* Source data
%%

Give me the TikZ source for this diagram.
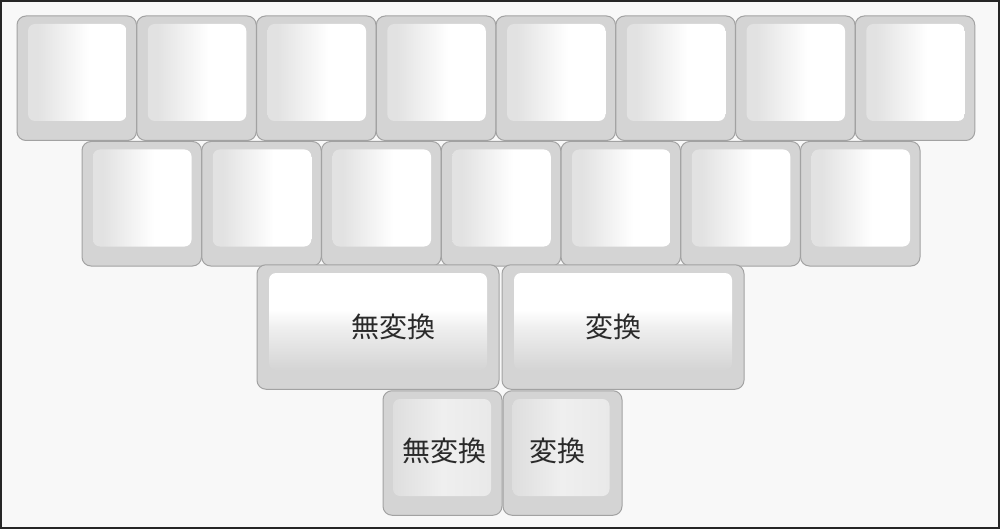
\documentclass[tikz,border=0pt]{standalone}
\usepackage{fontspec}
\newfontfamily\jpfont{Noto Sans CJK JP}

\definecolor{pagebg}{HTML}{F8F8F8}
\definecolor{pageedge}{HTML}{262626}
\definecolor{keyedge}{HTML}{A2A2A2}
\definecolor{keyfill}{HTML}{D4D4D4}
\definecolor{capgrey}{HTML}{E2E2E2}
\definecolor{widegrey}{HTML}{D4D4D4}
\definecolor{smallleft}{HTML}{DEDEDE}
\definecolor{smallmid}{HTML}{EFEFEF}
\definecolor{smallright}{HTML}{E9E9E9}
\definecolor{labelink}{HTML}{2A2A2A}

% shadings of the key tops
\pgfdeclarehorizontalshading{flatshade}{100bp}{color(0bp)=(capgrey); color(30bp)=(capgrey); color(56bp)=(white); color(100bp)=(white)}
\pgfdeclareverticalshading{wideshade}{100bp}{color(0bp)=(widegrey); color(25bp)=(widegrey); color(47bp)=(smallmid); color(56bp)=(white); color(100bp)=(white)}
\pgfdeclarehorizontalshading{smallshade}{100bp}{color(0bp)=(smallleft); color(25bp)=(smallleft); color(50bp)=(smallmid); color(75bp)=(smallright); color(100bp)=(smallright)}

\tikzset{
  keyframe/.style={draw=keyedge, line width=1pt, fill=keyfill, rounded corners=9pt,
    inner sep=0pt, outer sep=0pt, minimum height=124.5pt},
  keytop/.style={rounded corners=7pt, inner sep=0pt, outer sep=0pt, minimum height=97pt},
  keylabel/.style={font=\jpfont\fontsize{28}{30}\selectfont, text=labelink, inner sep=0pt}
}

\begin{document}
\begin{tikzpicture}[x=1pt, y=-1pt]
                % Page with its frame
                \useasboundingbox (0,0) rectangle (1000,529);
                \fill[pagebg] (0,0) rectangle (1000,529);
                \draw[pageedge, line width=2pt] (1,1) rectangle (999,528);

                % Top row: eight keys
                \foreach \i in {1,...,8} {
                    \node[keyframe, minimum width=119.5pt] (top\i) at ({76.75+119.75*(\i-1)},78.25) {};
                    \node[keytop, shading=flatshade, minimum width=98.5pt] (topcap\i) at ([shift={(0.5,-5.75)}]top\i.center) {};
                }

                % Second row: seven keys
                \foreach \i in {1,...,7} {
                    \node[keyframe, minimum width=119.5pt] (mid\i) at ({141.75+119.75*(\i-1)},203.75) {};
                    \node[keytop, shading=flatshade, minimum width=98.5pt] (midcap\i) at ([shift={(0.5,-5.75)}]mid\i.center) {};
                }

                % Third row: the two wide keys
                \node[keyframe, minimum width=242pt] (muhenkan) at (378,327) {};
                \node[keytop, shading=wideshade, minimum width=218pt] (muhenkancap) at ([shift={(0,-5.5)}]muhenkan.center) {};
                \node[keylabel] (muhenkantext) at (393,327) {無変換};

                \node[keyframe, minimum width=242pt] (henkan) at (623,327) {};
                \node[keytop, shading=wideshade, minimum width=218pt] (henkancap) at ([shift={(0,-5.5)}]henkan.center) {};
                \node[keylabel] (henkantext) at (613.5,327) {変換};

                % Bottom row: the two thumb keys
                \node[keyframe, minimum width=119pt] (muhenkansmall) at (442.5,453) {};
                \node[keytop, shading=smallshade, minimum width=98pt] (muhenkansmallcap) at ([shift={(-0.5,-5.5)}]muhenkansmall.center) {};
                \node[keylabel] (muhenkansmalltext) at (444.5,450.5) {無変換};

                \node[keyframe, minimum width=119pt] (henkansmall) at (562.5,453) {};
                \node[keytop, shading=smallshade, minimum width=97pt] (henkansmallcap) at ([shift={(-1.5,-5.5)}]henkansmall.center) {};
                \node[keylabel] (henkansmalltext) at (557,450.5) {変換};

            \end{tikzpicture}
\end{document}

%%

* Required task
Are you able to set down all the lines above exactly, without any pictures?

* Output of the task
Give me the TikZ source for this diagram.
\documentclass[tikz,border=0pt]{standalone}
\usepackage{fontspec}
\newfontfamily\jpfont{Noto Sans CJK JP}

\definecolor{pagebg}{HTML}{F8F8F8}
\definecolor{pageedge}{HTML}{262626}
\definecolor{keyedge}{HTML}{A2A2A2}
\definecolor{keyfill}{HTML}{D4D4D4}
\definecolor{capgrey}{HTML}{E2E2E2}
\definecolor{widegrey}{HTML}{D4D4D4}
\definecolor{smallleft}{HTML}{DEDEDE}
\definecolor{smallmid}{HTML}{EFEFEF}
\definecolor{smallright}{HTML}{E9E9E9}
\definecolor{labelink}{HTML}{2A2A2A}

% shadings of the key tops
\pgfdeclarehorizontalshading{flatshade}{100bp}{color(0bp)=(capgrey); color(30bp)=(capgrey); color(56bp)=(white); color(100bp)=(white)}
\pgfdeclareverticalshading{wideshade}{100bp}{color(0bp)=(widegrey); color(25bp)=(widegrey); color(47bp)=(smallmid); color(56bp)=(white); color(100bp)=(white)}
\pgfdeclarehorizontalshading{smallshade}{100bp}{color(0bp)=(smallleft); color(25bp)=(smallleft); color(50bp)=(smallmid); color(75bp)=(smallright); color(100bp)=(smallright)}

\tikzset{
  keyframe/.style={draw=keyedge, line width=1pt, fill=keyfill, rounded corners=9pt,
    inner sep=0pt, outer sep=0pt, minimum height=124.5pt},
  keytop/.style={rounded corners=7pt, inner sep=0pt, outer sep=0pt, minimum height=97pt},
  keylabel/.style={font=\jpfont\fontsize{28}{30}\selectfont, text=labelink, inner sep=0pt}
}

\begin{document}
\begin{tikzpicture}[x=1pt, y=-1pt]
                % Page with its frame
                \useasboundingbox (0,0) rectangle (1000,529);
                \fill[pagebg] (0,0) rectangle (1000,529);
                \draw[pageedge, line width=2pt] (1,1) rectangle (999,528);

                % Top row: eight keys
                \foreach \i in {1,...,8} {
                    \node[keyframe, minimum width=119.5pt] (top\i) at ({76.75+119.75*(\i-1)},78.25) {};
                    \node[keytop, shading=flatshade, minimum width=98.5pt] (topcap\i) at ([shift={(0.5,-5.75)}]top\i.center) {};
                }

                % Second row: seven keys
                \foreach \i in {1,...,7} {
                    \node[keyframe, minimum width=119.5pt] (mid\i) at ({141.75+119.75*(\i-1)},203.75) {};
                    \node[keytop, shading=flatshade, minimum width=98.5pt] (midcap\i) at ([shift={(0.5,-5.75)}]mid\i.center) {};
                }

                % Third row: the two wide keys
                \node[keyframe, minimum width=242pt] (muhenkan) at (378,327) {};
                \node[keytop, shading=wideshade, minimum width=218pt] (muhenkancap) at ([shift={(0,-5.5)}]muhenkan.center) {};
                \node[keylabel] (muhenkantext) at (393,327) {無変換};

                \node[keyframe, minimum width=242pt] (henkan) at (623,327) {};
                \node[keytop, shading=wideshade, minimum width=218pt] (henkancap) at ([shift={(0,-5.5)}]henkan.center) {};
                \node[keylabel] (henkantext) at (613.5,327) {変換};

                % Bottom row: the two thumb keys
                \node[keyframe, minimum width=119pt] (muhenkansmall) at (442.5,453) {};
                \node[keytop, shading=smallshade, minimum width=98pt] (muhenkansmallcap) at ([shift={(-0.5,-5.5)}]muhenkansmall.center) {};
                \node[keylabel] (muhenkansmalltext) at (444.5,450.5) {無変換};

                \node[keyframe, minimum width=119pt] (henkansmall) at (562.5,453) {};
                \node[keytop, shading=smallshade, minimum width=97pt] (henkansmallcap) at ([shift={(-1.5,-5.5)}]henkansmall.center) {};
                \node[keylabel] (henkansmalltext) at (557,450.5) {変換};

            \end{tikzpicture}
\end{document}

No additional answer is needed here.